First of all, I am not a golfer, so probably don't have the proper appreciation of the total Bandon/Pacific Dunes package. But, my wife is from Bandon and we have watched its development closely, especially in the realm of food & wine, since it is without a doubt the Southern Oregon coast's premier destination.

A year ago we went to eat there and found the restaurant to have no atmosphere of any kind, the menu was meatloaf-and-steak-focused, and the wine list was minimal (not a single Oregon or even Northwest wine). I talked with a marketing person I know who has the owner of Bandon Dunes as a client. She said that you have to understand "it is all about the golf; anything else, including food and wine, is unimportant unless it brings in more golfers."

Well, since there are no good places to dine (not just eat) within 150 miles of the Dunes (and I am saying this as a statement of fact, not hyperbole) it seemed to me they might want to use the restaurant as a lure to keep the golfers's dollars onsite. And now it seems they are trying to do that. Emphasis on "trying."

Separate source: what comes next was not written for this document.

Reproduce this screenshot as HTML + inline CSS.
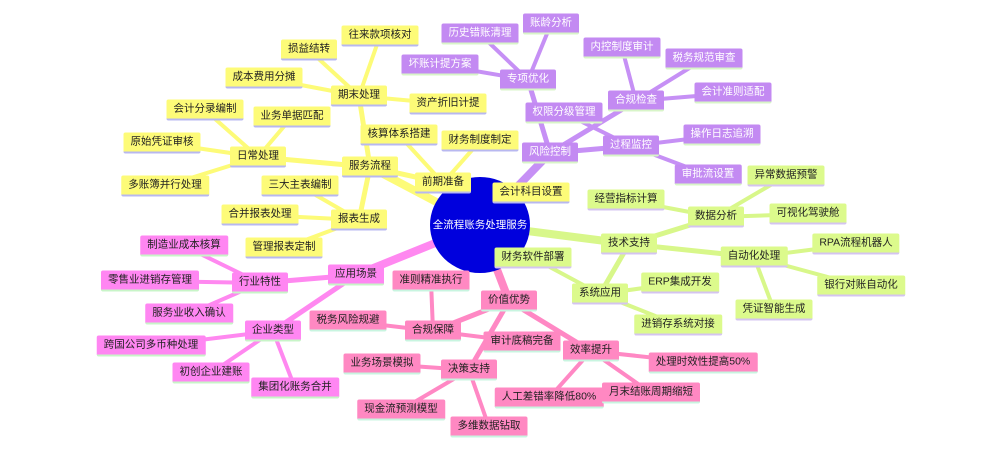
<!DOCTYPE html>
<html><head><meta charset="utf-8"><style>
body{margin:0;width:1000px;height:460px;background:#fff;position:relative;overflow:hidden;font-family:"Liberation Sans","Noto Sans CJK SC",sans-serif}
svg{position:absolute;left:0;top:0}
.n{position:absolute;transform:translate(-50%,-50%);font-size:10.5px;line-height:19px;padding:0 7px;white-space:nowrap;border-radius:2px}
.y{background:#fdfb78;color:#222;border-bottom:2px solid #b8b8f0}
.p{background:#c38af2;color:#fff;border-bottom:2px solid #d8f5c8}
.g{background:#dcfa8c;color:#222;border-bottom:2px solid #d4c4f0}
.m{background:#ff86f2;color:#222;border-bottom:2px solid #c8f5c8}
.k{background:#ff88c2;color:#222;border-bottom:2px solid #c8f5e0}
.c{position:absolute;left:430px;top:177px;width:100px;height:96px;border-radius:50%;background:#0000dd;color:#fff;font-size:10.5px;line-height:96px;text-align:center}
</style></head><body>
<svg width="1000" height="460" stroke-linecap="round">
<g stroke="#fdfb78">
<line x1="480" y1="225" x2="370" y2="167" stroke-width="8"/>
<line x1="370" y1="167" x2="443" y2="183" stroke-width="5"/>
<line x1="443" y1="183" x2="399" y2="135" stroke-width="4"/>
<line x1="443" y1="183" x2="480" y2="141" stroke-width="4"/>
<line x1="370" y1="167" x2="258" y2="157" stroke-width="5"/>
<line x1="370" y1="167" x2="359" y2="96" stroke-width="5"/>
<line x1="370" y1="167" x2="359" y2="220" stroke-width="5"/>
<line x1="258" y1="157" x2="205" y2="110" stroke-width="4"/>
<line x1="258" y1="157" x2="292" y2="117" stroke-width="4"/>
<line x1="258" y1="157" x2="162" y2="143" stroke-width="4"/>
<line x1="258" y1="157" x2="165" y2="186" stroke-width="4"/>
<line x1="359" y1="96" x2="309" y2="50" stroke-width="4"/>
<line x1="359" y1="96" x2="380" y2="36" stroke-width="4"/>
<line x1="359" y1="96" x2="264" y2="78" stroke-width="4"/>
<line x1="359" y1="96" x2="448" y2="104" stroke-width="4"/>
<line x1="359" y1="220" x2="300" y2="186" stroke-width="4"/>
<line x1="359" y1="220" x2="260" y2="215" stroke-width="4"/>
<line x1="359" y1="220" x2="284" y2="248" stroke-width="4"/>
</g>
<g stroke="#c690f5">
<line x1="480" y1="225" x2="550" y2="153" stroke-width="8"/>
<line x1="550" y1="153" x2="528" y2="80" stroke-width="5"/>
<line x1="550" y1="153" x2="636" y2="101" stroke-width="5"/>
<line x1="550" y1="153" x2="631" y2="146" stroke-width="5"/>
<line x1="631" y1="146" x2="564" y2="113" stroke-width="4"/>
<line x1="528" y1="80" x2="480" y2="34" stroke-width="4"/>
<line x1="528" y1="80" x2="551" y2="24" stroke-width="4"/>
<line x1="528" y1="80" x2="440" y2="65" stroke-width="4"/>
<line x1="636" y1="101" x2="622" y2="48" stroke-width="4"/>
<line x1="636" y1="101" x2="704" y2="59" stroke-width="4"/>
<line x1="636" y1="101" x2="733" y2="93" stroke-width="4"/>
<line x1="631" y1="146" x2="722" y2="135" stroke-width="4"/>
<line x1="631" y1="146" x2="708" y2="175" stroke-width="4"/>
</g>
<g stroke="#d8f78a">
<line x1="480" y1="225" x2="629" y2="244" stroke-width="8"/>
<line x1="629" y1="244" x2="716" y2="217" stroke-width="5"/>
<line x1="629" y1="244" x2="754" y2="257" stroke-width="5"/>
<line x1="629" y1="244" x2="600" y2="294" stroke-width="5"/>
<line x1="716" y1="217" x2="626" y2="200" stroke-width="4"/>
<line x1="716" y1="217" x2="786" y2="176" stroke-width="4"/>
<line x1="716" y1="217" x2="808" y2="214" stroke-width="4"/>
<line x1="754" y1="257" x2="856" y2="244" stroke-width="4"/>
<line x1="754" y1="257" x2="861" y2="286" stroke-width="4"/>
<line x1="754" y1="257" x2="774" y2="310" stroke-width="4"/>
<line x1="600" y1="294" x2="533" y2="258" stroke-width="4"/>
<line x1="600" y1="294" x2="680" y2="283" stroke-width="4"/>
<line x1="600" y1="294" x2="678" y2="325" stroke-width="4"/>
</g>
<g stroke="#ff88f0">
<line x1="480" y1="225" x2="356" y2="275" stroke-width="8"/>
<line x1="356" y1="275" x2="260" y2="283" stroke-width="5"/>
<line x1="356" y1="275" x2="273" y2="331" stroke-width="5"/>
<line x1="260" y1="283" x2="184" y2="246" stroke-width="4"/>
<line x1="260" y1="283" x2="150" y2="281" stroke-width="4"/>
<line x1="260" y1="283" x2="189" y2="314" stroke-width="4"/>
<line x1="273" y1="331" x2="151" y2="346" stroke-width="4"/>
<line x1="273" y1="331" x2="211" y2="373" stroke-width="4"/>
<line x1="273" y1="331" x2="295" y2="388" stroke-width="4"/>
</g>
<g stroke="#ff88c4">
<line x1="480" y1="225" x2="509" y2="301" stroke-width="8"/>
<line x1="509" y1="301" x2="433" y2="331" stroke-width="5"/>
<line x1="509" y1="301" x2="469" y2="370" stroke-width="5"/>
<line x1="509" y1="301" x2="591" y2="351" stroke-width="5"/>
<line x1="433" y1="331" x2="431" y2="281" stroke-width="4"/>
<line x1="433" y1="331" x2="348" y2="321" stroke-width="4"/>
<line x1="433" y1="331" x2="522" y2="342" stroke-width="4"/>
<line x1="469" y1="370" x2="382" y2="364" stroke-width="4"/>
<line x1="469" y1="370" x2="401" y2="410" stroke-width="4"/>
<line x1="469" y1="370" x2="489" y2="427" stroke-width="4"/>
<line x1="591" y1="351" x2="703" y2="363" stroke-width="4"/>
<line x1="591" y1="351" x2="549" y2="398" stroke-width="4"/>
<line x1="591" y1="351" x2="651" y2="393" stroke-width="4"/>
</g>
</svg>
<div class="c">全流程账务处理服务</div>

<div class="n y" style="left:370px;top:167px">服务流程</div>
<div class="n y" style="left:443px;top:183px">前期准备</div>
<div class="n y" style="left:399px;top:135px">核算体系搭建</div>
<div class="n y" style="left:480px;top:141px">财务制度制定</div>
<div class="n y" style="left:531px;top:193px">会计科目设置</div>
<div class="n y" style="left:258px;top:157px">日常处理</div>
<div class="n y" style="left:205px;top:110px">会计分录编制</div>
<div class="n y" style="left:292px;top:117px">业务单据匹配</div>
<div class="n y" style="left:162px;top:143px">原始凭证审核</div>
<div class="n y" style="left:165px;top:186px">多账簿并行处理</div>
<div class="n y" style="left:359px;top:96px">期末处理</div>
<div class="n y" style="left:309px;top:50px">损益结转</div>
<div class="n y" style="left:380px;top:36px">往来款项核对</div>
<div class="n y" style="left:264px;top:78px">成本费用分摊</div>
<div class="n y" style="left:448px;top:104px">资产折旧计提</div>
<div class="n y" style="left:359px;top:220px">报表生成</div>
<div class="n y" style="left:300px;top:186px">三大主表编制</div>
<div class="n y" style="left:260px;top:215px">合并报表处理</div>
<div class="n y" style="left:284px;top:248px">管理报表定制</div>

<div class="n p" style="left:550px;top:153px">风险控制</div>
<div class="n p" style="left:528px;top:80px">专项优化</div>
<div class="n p" style="left:480px;top:34px">历史错账清理</div>
<div class="n p" style="left:551px;top:24px">账龄分析</div>
<div class="n p" style="left:440px;top:65px">坏账计提方案</div>
<div class="n p" style="left:564px;top:113px">权限分级管理</div>
<div class="n p" style="left:636px;top:101px">合规检查</div>
<div class="n p" style="left:622px;top:48px">内控制度审计</div>
<div class="n p" style="left:704px;top:59px">税务规范审查</div>
<div class="n p" style="left:733px;top:93px">会计准则适配</div>
<div class="n p" style="left:631px;top:146px">过程监控</div>
<div class="n p" style="left:722px;top:135px">操作日志追溯</div>
<div class="n p" style="left:708px;top:175px">审批流设置</div>

<div class="n g" style="left:629px;top:244px">技术支持</div>
<div class="n g" style="left:716px;top:217px">数据分析</div>
<div class="n g" style="left:626px;top:200px">经营指标计算</div>
<div class="n g" style="left:786px;top:176px">异常数据预警</div>
<div class="n g" style="left:808px;top:214px">可视化驾驶舱</div>
<div class="n g" style="left:754px;top:257px">自动化处理</div>
<div class="n g" style="left:856px;top:244px">RPA流程机器人</div>
<div class="n g" style="left:861px;top:286px">银行对账自动化</div>
<div class="n g" style="left:774px;top:310px">凭证智能生成</div>
<div class="n g" style="left:600px;top:294px">系统应用</div>
<div class="n g" style="left:533px;top:258px">财务软件部署</div>
<div class="n g" style="left:680px;top:283px">ERP集成开发</div>
<div class="n g" style="left:678px;top:325px">进销存系统对接</div>

<div class="n m" style="left:356px;top:275px">应用场景</div>
<div class="n m" style="left:260px;top:283px">行业特性</div>
<div class="n m" style="left:184px;top:246px">制造业成本核算</div>
<div class="n m" style="left:150px;top:281px">零售业进销存管理</div>
<div class="n m" style="left:189px;top:314px">服务业收入确认</div>
<div class="n m" style="left:273px;top:331px">企业类型</div>
<div class="n m" style="left:151px;top:346px">跨国公司多币种处理</div>
<div class="n m" style="left:211px;top:373px">初创企业建账</div>
<div class="n m" style="left:295px;top:388px">集团化账务合并</div>

<div class="n k" style="left:509px;top:301px">价值优势</div>
<div class="n k" style="left:433px;top:331px">合规保障</div>
<div class="n k" style="left:431px;top:281px">准则精准执行</div>
<div class="n k" style="left:348px;top:321px">税务风险规避</div>
<div class="n k" style="left:522px;top:342px">审计底稿完备</div>
<div class="n k" style="left:469px;top:370px">决策支持</div>
<div class="n k" style="left:382px;top:364px">业务场景模拟</div>
<div class="n k" style="left:401px;top:410px">现金流预测模型</div>
<div class="n k" style="left:489px;top:427px">多维数据钻取</div>
<div class="n k" style="left:591px;top:351px">效率提升</div>
<div class="n k" style="left:703px;top:363px">处理时效性提高50%</div>
<div class="n k" style="left:549px;top:398px">人工差错率降低80%</div>
<div class="n k" style="left:651px;top:393px">月末结账周期缩短</div>
</body></html>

In December we partook of the 2003 New Year Dunes package that included discount rooms, a party, and their "gourmet" dinner on New Year's Eve. The food was dramatically improved (though the wine list was abysmal), and the whole experience was much more positive. So, with some hope, we went to dinner there about three weeks ago.

The restaurant still didn't have much atmosphere (very boxy with hotel-room-art on the walls and uncomfotably upright chairs . . . though the view is nice, even if you can't see the ocean . . . and you have to wonder why they didn't design it for the view that the site is capable of) but they now had linen table cloths and a more respectable place setting style (that included switching--without my having to ask--the clumsy initial wine glasses with appropriately shaped crystal when we ordered a good wine). The menu had been completely re-done with a much broader selection of entrées (a couple of local fresh seafood combos, more elaborate meat meals--though the signature meatloaf remains--and the requisite pasta and chicken selections thankfully NOT fried or cheese-sauce engulfed), reasonable appetizers, and a dessert selection.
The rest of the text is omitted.